The theorem then asserts that the derivative of F(x) is simply f(x):

F'(x) = d/dx [∫ₐˣ f(t) dt] = f(x)

This seemingly simple statement has far-reaching implications. It bridges the gap between finding the area under a curve (integration) and determining the rate of change of a function (differentiation).

Deconstructing the Formula: A Step-by-Step Look

Let's break down the formula and examine each component:

f(x): This represents the original continuous function we are working with. It's the function whose area we are trying to find and whose behavior we want to understand.
∫ₐˣ f(t) dt: This is the definite integral of f(t) with respect to t, evaluated from the constant a to the variable x.
- a is a constant representing the lower limit of integration. It's a fixed point on the x-axis.
- x is the upper limit of integration and is a variable. This means the value of the integral changes as x changes.
- f(t) is the same function as f(x), but we use t as the variable of integration to avoid confusion with the upper limit x. Think of t as a "dummy variable" that disappears after the integration is performed.
- The result of this definite integral is a function of x, which we call F(x). For each value of x, the integral gives us the accumulated area under the curve of f(t) from a to x.
d/dx [∫ₐˣ f(t) dt]: This represents the derivative of the function F(x) with respect to x. In other words, we're finding the rate of change of the accumulated area F(x) as x changes.
F'(x) = f(x): This is the crux of the theorem. It states that the derivative of the definite integral (with a variable upper limit) is equal to the original function being integrated.

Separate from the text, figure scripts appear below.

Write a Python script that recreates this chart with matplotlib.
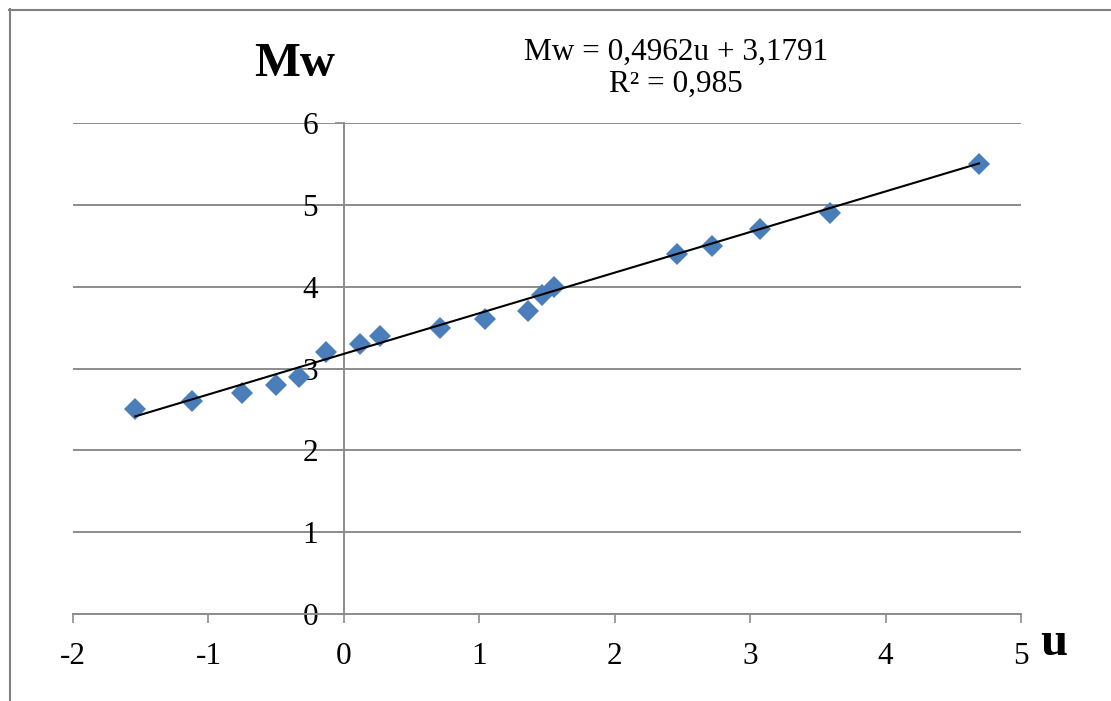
import numpy as np
import matplotlib
matplotlib.use('Agg')
from matplotlib import pyplot as plt
from matplotlib.lines import Line2D

plt.rcParams['font.family'] = ['Liberation Serif', 'DejaVu Serif']

# data
u = [-1.54, -1.12, -0.75, -0.50, -0.33, -0.13, 0.12, 0.27, 0.71, 1.04,
     1.36, 1.46, 1.55, 2.46, 2.72, 3.07, 3.59, 4.69]
mw = [2.5, 2.6, 2.7, 2.8, 2.9, 3.2, 3.3, 3.4, 3.5, 3.6,
      3.7, 3.9, 4.0, 4.4, 4.5, 4.7, 4.9, 5.5]
slope, intercept = 0.4962, 3.1791
r2 = 0.985
xticks = [-2, -1, 0, 1, 2, 3, 4, 5]
yticks = [0, 1, 2, 3, 4, 5, 6]

fig = plt.figure(figsize=(11.11, 7.01), dpi=100)
ax = fig.add_axes([73/1111, 87/701, 948/1111, 491/701])

ax.plot(u, mw, linestyle='none', marker='D', ms=11.5, mew=0,
        color='#4A7EBB', zorder=3)
xl = np.array([min(u), max(u)])
ax.plot(xl, slope*xl + intercept, color='black', lw=1.5, zorder=4)

ax.set_xlim(-2, 5)
ax.set_ylim(0, 6)
ax.set_xticks(xticks)
ax.set_yticks(yticks)
ax.set_xticklabels([str(t) for t in xticks])
ax.set_yticklabels([str(t) for t in yticks])

gray = '#8c8c8c'
ax.yaxis.grid(True, color=gray, lw=1.4)
ax.set_axisbelow(True)
for s in ['top', 'right']:
    ax.spines[s].set_visible(False)
ax.spines['left'].set_position(('data', 0))
ax.spines['left'].set_color(gray)
ax.spines['left'].set_linewidth(1.4)
ax.spines['bottom'].set_color(gray)
ax.spines['bottom'].set_linewidth(1.4)
fs = 22.5
ax.tick_params(axis='x', direction='out', length=6.5, width=1.2, color=gray,
               labelsize=fs, pad=14)
ax.tick_params(axis='y', direction='out', length=6.5, width=1.2, color=gray,
               labelsize=fs, pad=12)
for lab in ax.get_yticklabels():
    lab.set_zorder(5)

fig.text(295/1111, 1 - 64/701, 'Mw', fontsize=35, fontweight='bold',
         ha='center', va='center')
fig.text(1054/1111, 1 - 643/701, 'u', fontsize=35, fontweight='bold',
         ha='center', va='center')
fig.text(676/1111, 1 - 52/701,
         'Mw = %su + %s' % (str(slope).replace('.', ','), str(intercept).replace('.', ',')),
         fontsize=fs, ha='center', va='center')
fig.text(676/1111, 1 - 84/701, 'R² = %s' % str(r2).replace('.', ','),
         fontsize=fs, ha='center', va='center')

# outer chart frame (only top and left visible)
fig.add_artist(Line2D([9/1111, 1], [1 - 9.5/701, 1 - 9.5/701], color='#808080', lw=1.5))
fig.add_artist(Line2D([9.5/1111, 9.5/1111], [0, 1 - 9/701], color='#808080', lw=1.5))

fig.savefig('out.png', dpi=100)
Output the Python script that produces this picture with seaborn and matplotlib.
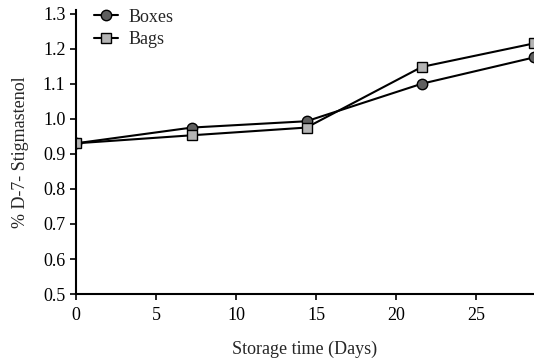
import numpy as np
import pandas as pd
import matplotlib
matplotlib.use("Agg")
import matplotlib.pyplot as plt
import seaborn as sns

# data
days = [0, 7.25, 14.4, 21.6, 28.6]
boxes = [0.93, 0.975, 0.993, 1.10, 1.175]
bags = [0.93, 0.953, 0.975, 1.148, 1.215]

sns.set_style("white")
plt.rcParams['font.family'] = ['Liberation Serif', 'DejaVu Serif']

df = pd.DataFrame({
    'day': days * 2,
    'value': boxes + bags,
    'group': ['Boxes'] * len(days) + ['Bags'] * len(days),
})

fig = plt.figure(figsize=(5.34, 3.6), dpi=100)
ax = fig.add_axes([0.142, 0.183, 0.858, 0.789])

styles = {'Boxes': ('o', '#5f5f5f'), 'Bags': ('s', '#b4b4b4')}
for name in ['Boxes', 'Bags']:
    sub = df[df['group'] == name]
    mk, fc = styles[name]
    sns.lineplot(data=sub, x='day', y='value', ax=ax, color='black', lw=1.5,
                 marker=mk, markersize=7.5, markerfacecolor=fc,
                 markeredgecolor='black', markeredgewidth=1.0,
                 label=name, clip_on=True)

ax.set_xlim(0, 28.6)
ax.set_ylim(0.5, 1.31)
ax.set_xticks([0, 5, 10, 15, 20, 25])
yt = np.round(np.arange(0.5, 1.31, 0.1), 1)
ax.set_yticks(yt)
ax.set_yticklabels([f'{v:.1f}' for v in yt])

for s in ['top', 'right']:
    ax.spines[s].set_visible(False)
for s in ['left', 'bottom']:
    ax.spines[s].set_color('black')
    ax.spines[s].set_linewidth(1.5)

ax.tick_params(axis='both', direction='out', length=4, width=1.2,
               colors='black', labelsize=13, left=True, bottom=True)
ax.tick_params(axis='x', pad=5)

ax.set_xlabel('Storage time (Days)', fontsize=13, labelpad=12)
ax.set_ylabel('% D-7- Stigmastenol', fontsize=13, labelpad=10)

ax.legend(loc='upper left', bbox_to_anchor=(0.024, 1.03), frameon=False,
          fontsize=13, handlelength=1.3, handletextpad=0.6,
          labelspacing=0.3, borderaxespad=0)

fig.savefig('out.png', dpi=100)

Illustrative Examples: Bringing the Theorem to Life

Let's solidify our understanding with some examples:

Example 1:

Suppose f(x) = x². Let's define F(x) as:

F(x) = ∫₀ˣ t² dt

According to the second fundamental theorem of calculus:

F'(x) = d/dx [∫₀ˣ t² dt] = x²

Let's verify this by actually evaluating the integral and then differentiating:

Evaluate the integral: ∫₀ˣ t² dt = [t³/3]₀ˣ = (x³/3) - (0³/3) = x³/3
Differentiate the result: d/dx (x³/3) = x²

As you can see, the derivative of the integral x³/3 is indeed x², which is our original function f(x).

Example 2:

Let f(x) = sin(x). Let's define F(x) as:

F(x) = ∫π/₂ˣ sin(t) dt

According to the second fundamental theorem of calculus:

F'(x) = d/dx [∫π/₂ˣ sin(t) dt] = sin(x)

Again, let's verify:

Evaluate the integral: ∫π/₂ˣ sin(t) dt = [-cos(t)]π/₂ˣ = -cos(x) - (-cos(π/2)) = -cos(x) - 0 = -cos(x)
Differentiate the result: d/dx (-cos(x)) = sin(x)

The derivative of the integral -cos(x) is sin(x), confirming the theorem.

Example 3: A Slightly More Complex Case

Let's consider a case where the upper limit of integration is a function of x, not just x itself. Suppose f(x) = eˣ, and we define G(x) as:

G(x) = ∫₀ˣ² eᵗ dt

To find G'(x), we need to use the chain rule in conjunction with the second fundamental theorem of calculus. Let u = x². Then G(x) = ∫₀ᵘ eᵗ dt.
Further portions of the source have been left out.